Sentiment and Topic Detection

Extract sentiment and topics from transcribed audio:

interface AnalysisResult {
  transcript: string;
  summary: string;
  topics: Array<{ topic: string; confidence: number }>;
  sentiments: Array<{
    text: string;
    sentiment: string;
    confidence: number;
  }>;
}

async function analyzeAudio(audioUrl: string): Promise<AnalysisResult> {
  const { result } = await deepgram.listen.prerecorded.transcribeUrl(
    { url: audioUrl },
    {
      model: "nova-2",
      smart_format: true,
      summarize: "v2",
      topics: true,
      sentiment: true,
      intents: true,
    }
  );

  const channel = result.results.channels[0];
  const alt = channel.alternatives[0];

  return {
    transcript: alt.transcript,
    summary: result.results.summary?.short ?? "",
    topics:
      result.results.topics?.segments.flatMap((s) =>
        s.topics.map((t) => ({
          topic: t.topic,
          confidence: t.confidence_score,
        }))
      ) ?? [],
    sentiments:
      result.results.sentiments?.segments.map((s) => ({
        text: s.text,
        sentiment: s.sentiment,
        confidence: s.confidence,
      })) ?? [],
  };
}

Callback-Based Processing

Use callbacks for processing large files asynchronously:

async function transcribeWithCallback(
  audioUrl: string,
  callbackUrl: string
): Promise<{ requestId: string }> {
  const { result } = await deepgram.listen.prerecorded.transcribeUrl(
    { url: audioUrl },
    {
      model: "nova-2",
      smart_format: true,
      callback: callbackUrl,
      callback_method: "post",
    }
  );

  return { requestId: result.metadata?.request_id ?? "" };
}

Best Practices

• Use Nova-2 as your default model — It provides the best accuracy across most use cases. Only switch to domain-specific models if you have tested and confirmed improvement.
• Enable smart_format — It handles punctuation, capitalization, numerals, and formatting automatically.
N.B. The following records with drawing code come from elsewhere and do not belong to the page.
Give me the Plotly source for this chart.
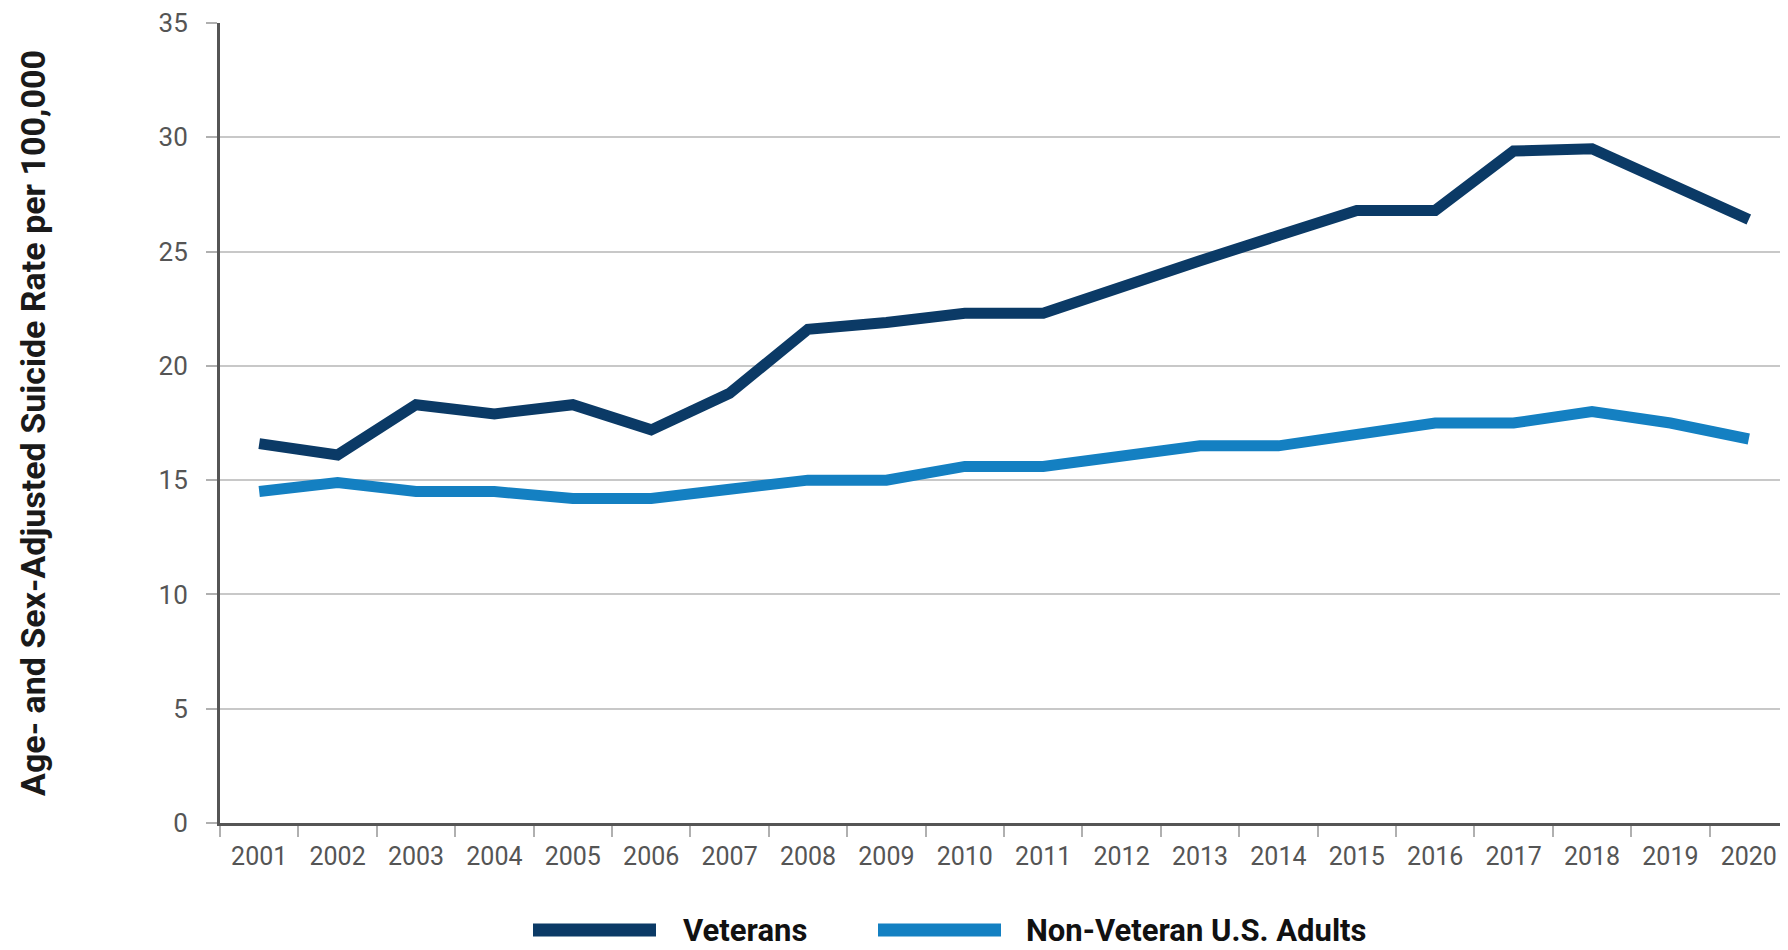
import plotly.graph_objects as go

years = [str(y) for y in range(2001, 2021)]
veterans = [16.6, 16.1, 18.3, 17.9, 18.3, 17.2, 18.8, 21.6, 21.9, 22.3,
            22.3, 23.5, 24.6, 25.7, 26.8, 26.8, 29.4, 29.5, 27.9, 26.4]
non_veterans = [14.5, 14.9, 14.5, 14.5, 14.2, 14.2, 14.6, 15.0, 15.0, 15.6,
                15.6, 16.1, 16.5, 16.5, 17.0, 17.5, 17.5, 18.0, 17.5, 16.8]
series_names = ["Veterans", "Non-Veteran U.S. Adults"]
series_colors = ["#0B3A66", "#1480C2"]
y_ticks = [0, 5, 10, 15, 20, 25, 30, 35]
y_title = "Age- and Sex-Adjusted Suicide Rate per 100,000"

FONT = "Roboto, Liberation Sans, sans-serif"

# page body has an 8px margin, so the figure is sized to fill the rest
W, H = 1780, 942
L, T, B = 212, 15, 127
PW, PH = W - L, H - T - B

fig = go.Figure()
for name, vals, col in zip(series_names, [veterans, non_veterans], series_colors):
    fig.add_trace(go.Scatter(
        x=years, y=vals, mode="lines", name=name,
        line=dict(color=col, width=11), showlegend=False,
    ))

fig.update_layout(
    width=W, height=H,
    margin=dict(l=L, r=0, t=T, b=B),
    paper_bgcolor="white", plot_bgcolor="white",
    font=dict(family=FONT, color="#555555", size=25),
    xaxis=dict(
        type="category", range=[-0.5, 19.5],
        tickson="boundaries", ticks="outside", ticklen=11, tickwidth=1.5,
        tickcolor="#b0b0b0",
        showline=True, linecolor="#555555", linewidth=3,
        showgrid=False, ticklabelstandoff=9,
        tickfont=dict(family=FONT, size=25, color="#555555"),
    ),
    yaxis=dict(
        range=[0, 35], tickvals=y_ticks,
        ticks="outside", ticklen=11, tickwidth=1.5, tickcolor="#b0b0b0",
        showline=True, linecolor="#555555", linewidth=3,
        showgrid=True, gridcolor="#c8c8c8", gridwidth=2,
        zeroline=False, ticklabelstandoff=13,
        tickfont=dict(family=FONT, size=26, color="#555555"),
        title=dict(text="<b>" + y_title + "</b>", standoff=103,
                   font=dict(family=FONT, size=34, color="#1a1a1a")),
    ),
)

# Legend drawn below the plot (long line swatches as in the reference)
legend_y = -(922 - (H - B)) / PH
legend_items = [
    (series_names[0], series_colors[0], 525, 648, 673),
    (series_names[1], series_colors[1], 870, 993, 1016),
]
for name, col, x0, x1, xt in legend_items:
    fig.add_shape(type="line", xref="paper", yref="paper",
                  x0=(x0 - L) / PW, x1=(x1 - L) / PW,
                  y0=legend_y, y1=legend_y,
                  line=dict(color=col, width=13))
    fig.add_annotation(xref="paper", yref="paper",
                       x=(xt - L) / PW, y=legend_y,
                       xanchor="left", yanchor="middle", showarrow=False,
                       text="<b>" + name + "</b>",
                       font=dict(family=FONT, size=31, color="#111111"))

fig.write_html("out.html")
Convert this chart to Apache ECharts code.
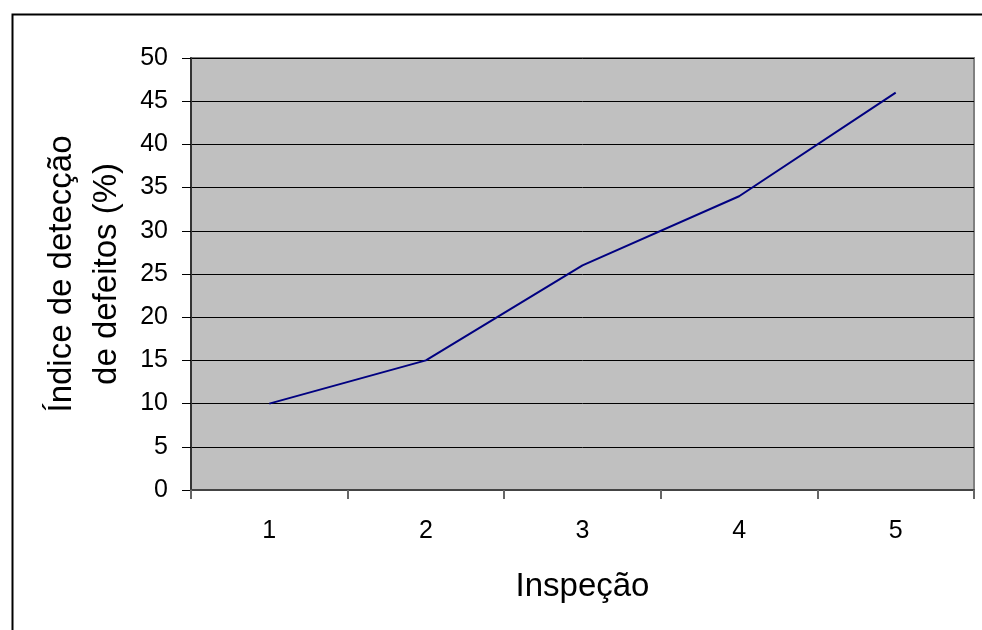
<!DOCTYPE html>
<html>
<head>
<meta charset="utf-8">
<script src="https://cdn.jsdelivr.net/npm/echarts@6/dist/echarts.min.js"></script>
<style>html,body{margin:0;padding:0;background:#fff}#c{width:982px;height:630px}</style>
</head>
<body>
<div id="c"></div>
<script>
const categories = ['1', '2', '3', '4', '5'];
const values = [10, 15, 26, 34, 46];
const xTitle = 'Inspeção';
const yTitle = 'Índice de detecção\nde defeitos (%)';

const chart = echarts.init(document.getElementById('c'), null, {renderer: 'canvas'});
const font = '"Liberation Sans", Arial, sans-serif';
chart.setOption({
  animation: false,
  backgroundColor: '#ffffff',
  graphic: [{
    type: 'rect', left: 10, top: 12, z: -10,
    shape: {width: 1000, height: 700},
    style: {fill: 'none', stroke: '#000', lineWidth: 2}
  }],
  grid: {
    left: 191, right: 8, top: 58, bottom: 140,
    show: true, backgroundColor: '#c0c0c0', borderColor: '#808080', borderWidth: 2
  },
  xAxis: {
    type: 'category', data: categories, boundaryGap: true,
    name: xTitle, nameLocation: 'middle', nameGap: 80,
    nameTextStyle: {fontFamily: font, fontSize: 33, color: '#000'},
    axisLine: {lineStyle: {color: '#444', width: 2}},
    axisTick: {show: true, length: 9, alignWithLabel: false, lineStyle: {color: '#666', width: 2}},
    axisLabel: {fontFamily: font, fontSize: 25, color: '#000', margin: 29},
    splitLine: {show: false}
  },
  yAxis: {
    type: 'value', min: 0, max: 50, interval: 5,
    name: yTitle, nameLocation: 'middle', nameGap: 62, nameRotate: 90,
    nameTextStyle: {fontFamily: font, fontSize: 33, color: '#000', lineHeight: 45, align: 'center'},
    axisLine: {show: true, lineStyle: {color: '#333', width: 2}},
    axisTick: {show: true, length: 9, lineStyle: {color: '#000', width: 1}},
    axisLabel: {fontFamily: font, fontSize: 25, color: '#000', margin: 23},
    splitLine: {show: true, lineStyle: {color: '#000', width: 1}}
  },
  series: [{
    type: 'line', data: values, showSymbol: false, symbol: 'none',
    lineStyle: {color: '#000080', width: 2}
  }]
});
</script>
</body>
</html>
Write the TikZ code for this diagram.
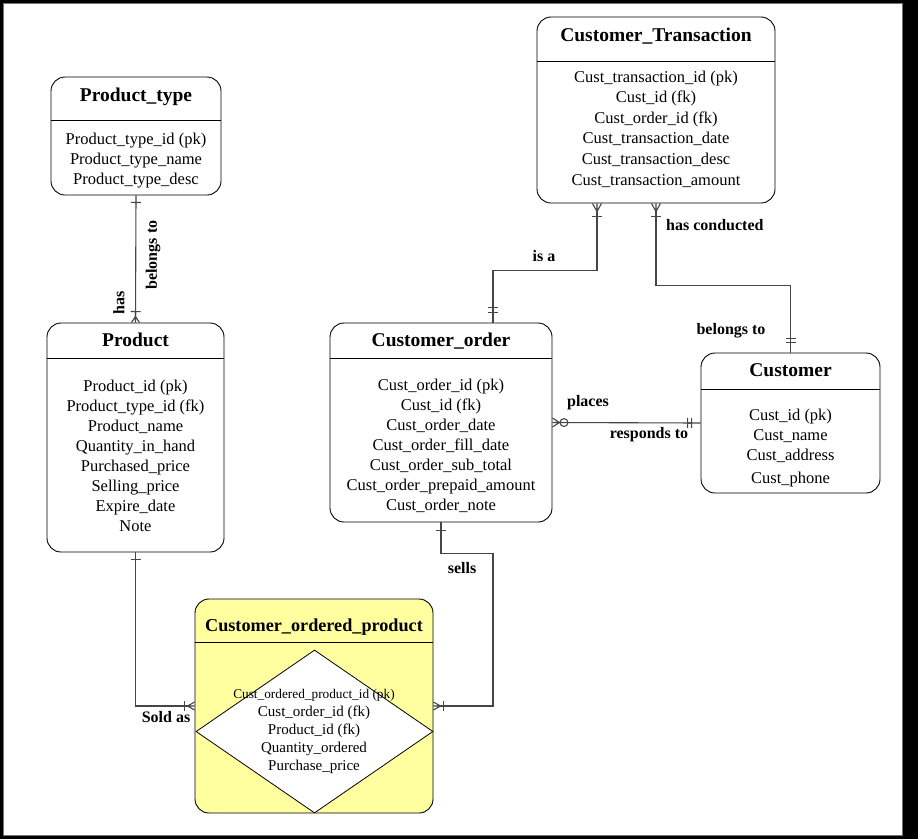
\documentclass[tikz,border=0pt]{standalone}
\usepackage{fontspec}
\setmainfont{Liberation Serif}
\usetikzlibrary{arrows.meta, shapes.geometric, positioning}
\definecolor{copyellow}{RGB}{255,255,160}
\definecolor{linegray}{RGB}{70,70,70}

% bar with a short stem (one)
\pgfdeclarearrow{
  name = ERbar,
  parameters = {\the\pgfarrowlength,\the\pgfarrowwidth},
  setup code = {
    \pgfarrowssettipend{0pt}
    \pgfarrowssetlineend{-\pgfarrowlength}
    \pgfarrowssetvisualbackend{-\pgfarrowlength}
    \pgfarrowssetbackend{-\pgfarrowlength}
    \pgfarrowshullpoint{0pt}{0pt}
    \pgfarrowshullpoint{-\pgfarrowlength}{.5\pgfarrowwidth}
    \pgfarrowshullpoint{-\pgfarrowlength}{-.5\pgfarrowwidth}
    \pgfarrowssavethe\pgfarrowlength
    \pgfarrowssavethe\pgfarrowwidth
  },
  drawing code = {
    \pgfpathmoveto{\pgfpointorigin}
    \pgfpathlineto{\pgfqpoint{-\pgfarrowlength}{0pt}}
    \pgfpathmoveto{\pgfqpoint{-\pgfarrowlength}{.5\pgfarrowwidth}}
    \pgfpathlineto{\pgfqpoint{-\pgfarrowlength}{-.5\pgfarrowwidth}}
    \pgfusepathqstroke
  },
  defaults = {length=6pt, width=10pt}
}

% crow's foot (many)
\pgfdeclarearrow{
  name = Crow,
  parameters = {\the\pgfarrowlength,\the\pgfarrowwidth},
  setup code = {
    \pgfarrowssettipend{0pt}
    \pgfarrowssetlineend{-\pgfarrowlength}
    \pgfarrowssetvisualbackend{-\pgfarrowlength}
    \pgfarrowssetbackend{-\pgfarrowlength}
    \pgfarrowshullpoint{0pt}{.5\pgfarrowwidth}
    \pgfarrowshullpoint{0pt}{-.5\pgfarrowwidth}
    \pgfarrowshullpoint{-\pgfarrowlength}{0pt}
    \pgfarrowssavethe\pgfarrowlength
    \pgfarrowssavethe\pgfarrowwidth
  },
  drawing code = {
    \pgfpathmoveto{\pgfqpoint{0pt}{.5\pgfarrowwidth}}
    \pgfpathlineto{\pgfqpoint{-\pgfarrowlength}{0pt}}
    \pgfpathlineto{\pgfqpoint{0pt}{-.5\pgfarrowwidth}}
    \pgfpathmoveto{\pgfpointorigin}
    \pgfpathlineto{\pgfqpoint{-\pgfarrowlength}{0pt}}
    \pgfusepathqstroke
  },
  defaults = {length=8pt, width=9pt}
}

\tikzset{
  entity/.style={draw=black, line width=0.9pt, rounded corners=14pt, fill=white},
  etitle/.style={font=\fontsize{19.5}{22}\selectfont\bfseries, inner sep=0pt},
  eattr/.style={align=center, inner sep=0pt, font=\fontsize{16.5}{20}\selectfont},
  rel/.style={draw=linegray, line width=1.1pt},
  rlabel/.style={font=\fontsize{16}{18}\selectfont\bfseries, inner sep=0pt},
}

\begin{document}
\begin{tikzpicture}[x=1pt, y=-1pt]
% frame
\fill[black] (0,0) rectangle (918,839);
\filldraw[fill=white, draw=black!55, line width=1pt] (3,3) rectangle (902,835);

% Product_type
\node[entity, minimum width=170, minimum height=118] (ptype) at (136,136) {};
\node[etitle] (ptype-t) at (136,97) {Product\_type};
\draw[line width=0.9pt] (ptype.north west) ++(0,44) -- ++(170,0);
\node[eattr] (ptype-a) at (136,161) {Product\_type\_id (pk)\\Product\_type\_name\\Product\_type\_desc};

% Customer_Transaction
\node[entity, minimum width=238, minimum height=186] (ctrans) at (656,110) {};
\node[etitle] (ctrans-t) at (656,36) {Customer\_Transaction};
\draw[line width=0.9pt] (ctrans.north west) ++(0,45) -- ++(238,0);
\node[eattr, font=\fontsize{16.5}{20.6}\selectfont] (ctrans-a) at (656,129)
  {Cust\_transaction\_id (pk)\\Cust\_id (fk)\\Cust\_order\_id (fk)\\Cust\_transaction\_date\\Cust\_transaction\_desc\\Cust\_transaction\_amount};

% Product
\node[entity, minimum width=177, minimum height=229] (product) at (135.5,437.5) {};
\node[etitle] (product-t) at (135.5,340) {Product};
\draw[line width=0.9pt] (product.north west) ++(0,36) -- ++(177,0);
\node[eattr] (product-a) at (135.5,456)
  {Product\_id (pk)\\Product\_type\_id (fk)\\Product\_name\\Quantity\_in\_hand\\Purchased\_price\\Selling\_price\\Expire\_date\\Note};

% Customer_order
\node[entity, minimum width=222, minimum height=199] (corder) at (441,422.5) {};
\node[etitle] (corder-t) at (441,341) {Customer\_order};
\draw[line width=0.9pt] (corder.north west) ++(0,36) -- ++(222,0);
\node[eattr] (corder-a) at (441,446)
  {Cust\_order\_id (pk)\\Cust\_id (fk)\\Cust\_order\_date\\Cust\_order\_fill\_date\\Cust\_order\_sub\_total\\Cust\_order\_prepaid\_amount\\Cust\_order\_note};

% Customer
\node[entity, minimum width=179, minimum height=140] (customer) at (790.5,423) {};
\node[etitle] (customer-t) at (790.5,370) {Customer};
\draw[line width=0.9pt] (customer.north west) ++(0,37) -- ++(179,0);
\node[eattr] (customer-a) at (790.5,448)
  {Cust\_id (pk)\\Cust\_name\\Cust\_address\\[3pt]Cust\_phone};

% Customer_ordered_product
\node[entity, fill=copyellow, minimum width=238, minimum height=214] (coprod) at (314,706) {};
\node[etitle, font=\fontsize{18.2}{22}\selectfont\bfseries] (coprod-t) at (314,627) {Customer\_ordered\_product};
\draw[line width=0.9pt] (coprod.north west) ++(0,44) -- ++(238,0);
\node[diamond, draw=black, fill=white, line width=0.8pt, inner sep=0pt,
  minimum width=237, minimum height=163] (coprod-d) at (314.5,731.5) {};
\node[eattr, font=\fontsize{15}{17.8}\selectfont] (coprod-a) at (314,731.5)
  {{\fontsize{13.3}{15}\selectfont Cust\_ordered\_product\_id (pk)}\\Cust\_order\_id (fk)\\Product\_id (fk)\\Quantity\_ordered\\Purchase\_price};

% Relationships
\draw[rel, {ERbar[length=7pt]}-{ERbar[length=5pt] Crow[length=6pt,width=8pt]}] (ptype.south) -- (product.north);
\draw[rel, {Crow[length=8pt,width=9pt] ERbar[length=5pt]}-{ERbar[length=5pt] ERbar[length=10pt]}]
  ([xshift=-59]ctrans.south) -- ++(0,67) -| ([xshift=52]corder.north);
\draw[rel, {Crow[length=8pt,width=9pt] ERbar[length=5pt]}-{ERbar[length=4pt] ERbar[length=10pt]}]
  (ctrans.south) -- ++(0,82) -| (customer.north);
\draw[rel, {Crow[length=7pt,width=9pt] Circle[open,length=9pt,width=9pt]}-{ERbar[length=4pt] ERbar[length=9pt]}]
  (corder.east) -- (customer.west);
\draw[rel, {ERbar[length=7pt]}-{ERbar[length=3pt] Crow[length=7pt,width=8pt]}] (product.south) |- (coprod.west);
\draw[rel, {ERbar[length=8pt]}-{ERbar[length=3pt] Crow[length=7pt,width=8pt]}]
  (corder.south) -- ++(0,31) -- ++(52,0) |- (coprod.east);

% Labels
\node[rlabel, rotate=90] (l-belongs1) at (153,255) {belongs to};
\node[rlabel, rotate=90] (l-has) at (119,303) {has};
\node[rlabel] (l-isa) at (544,256) {is a};
\node[rlabel, anchor=west] (l-conducted) at (666,225) {has conducted};
\node[rlabel] (l-belongs2) at (731,331) {belongs to};
\node[rlabel] (l-places) at (588,403) {places};
\node[rlabel] (l-responds) at (649,435) {responds to};
\node[rlabel] (l-sold) at (166,717) {Sold as};
\node[rlabel] (l-sells) at (462,568) {sells};
\end{tikzpicture}
\end{document}
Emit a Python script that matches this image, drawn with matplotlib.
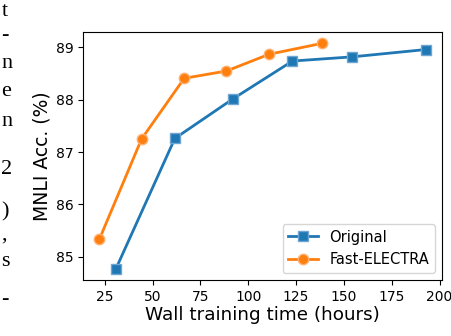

This removes the need for most post-processing.
• Set appropriate utterance_end_ms — For real-time transcription, tune this value. Lower values (500ms) give faster responses but may split sentences. Higher values (1500ms) produce more complete utterances.
• Send keep-alive messages — For long-running WebSocket connections, send periodic keep-alive data to prevent timeout disconnections.
• Use linear16 encoding for live audio — PCM 16-bit at 16kHz is the most reliable format for real-time streaming. Avoid compressed formats for live input.
• Handle interim results properly — Interim results may change. Only treat is_final: true results as committed transcript. Use speech_final to detect end of utterance.

Anti-Patterns

• Sending compressed audio over WebSocket — WebSocket streaming expects raw audio. Sending MP3 or AAC adds decode latency and can cause errors. Use linear16 PCM.
• Ignoring diarization confidence — Speaker labels can be unreliable for overlapping speech. Validate speaker assignments in multi-speaker scenarios.
• Polling for async results — Use callback URLs instead of polling. Polling wastes resources and adds latency.
• Using one model for all domains — A meeting transcription model performs poorly on phone calls and vice versa. Test model variants against your actual audio.
• Buffering entire audio before sending — For live streaming, send audio chunks as they arrive (every 100-250ms). Buffering defeats the purpose of real-time transcription.
• Skipping error handling on WebSocket — WebSocket connections can drop. Always implement reconnection logic with exponential backoff.